ADAMA: How are growers in your region preparing for the new cropping year? Are they intending to do anything radically different in terms of rotation, cultivation technique, crop protection or drilling dates?
Will: With such variable weather conditions year after year, I’m not sure there is such a thing as ‘the norm’ anymore, so it is about being savvy to the potential challenges ahead. IPM (Integrated Pest Management) will continue to play an important role in decision making going forwards, with variation in cultivation technique, drilling dates and varietal choice all part of the equation when it comes to unpicking the specific challenges that each farming unit faces. When it comes to pesticide applications, timing also plays a vital role and I think we will see more preventative fungicide sprays and earlier herbicide applications being made in order to avoid the potential for late season pressure once again next year.

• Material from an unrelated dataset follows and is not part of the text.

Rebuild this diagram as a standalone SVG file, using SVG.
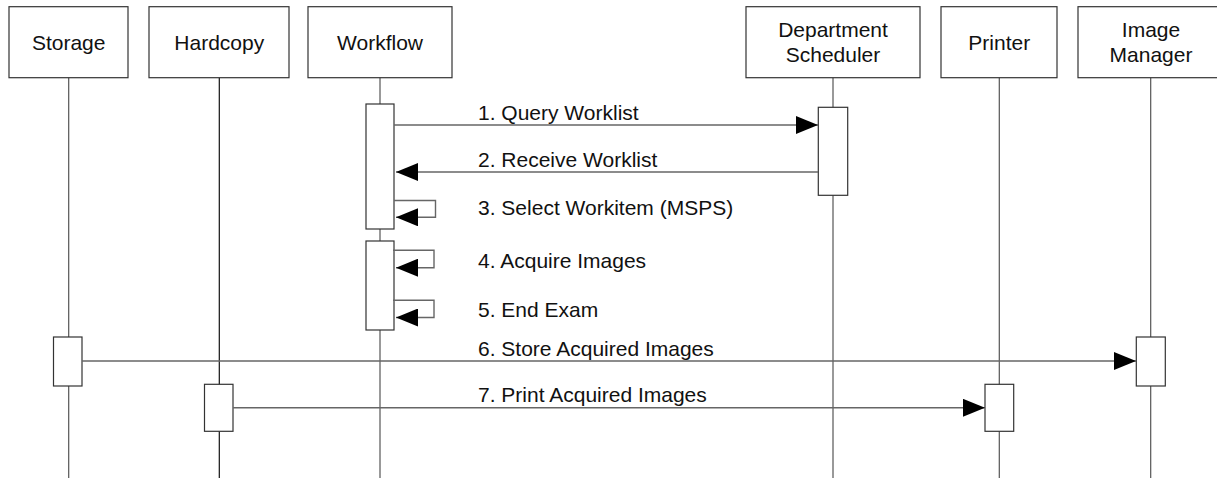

Jonny: Growers are more in-tune than ever when it comes to understanding how best to tailor their management approach to their specific soil types and farming systems. As a result, I’m sure we’ll see a diverse mix of cultivation strategies, drilling dates and rotations being used, but the underlying sentiment will be to establish crops in good seedbeds with minimal weed burden allowing maximum opportunity to get the crop away and growing well.
Holly: I get the feeling that the majority of growers and agronomists in my region are waiting to see what this year’s harvest brings before they commit to a firm plan for the new cropping cycle.
ADAMA: What the one piece of advice you’d offer ahead of the new season?
Will: Given the year we’ve just gone through I would say the key lesson is to monitor stubbles prior to planting: the late emergence of grassweeds means there is a likelihood of higher seed return, so it’s worth noting where the problem areas are and utilising stale seedbeds where applicable. Monitoring slug numbers is also essential given the potential risk especially where oilseed rape is to follow. The damage: risk threshold is one slug per trap in cereal stubbles preceding oilseed rape, which may have a bearing on cultivation choice in addition to other IMP approaches.
Jonny: Attention to detail is key to optimising efficiencies in everything arable, as is the ability and confidence to take opportunities as and when they arise.
Holly: Because the weather this spring was perfect for the multiplication of slug populations, growers should be extra vigilant when it comes to monitoring cereal stubbles for slug activity. As soon as threshold is met, use a good quality ferric phosphate based molluscicide such as Gusto IRON to keep populations in check.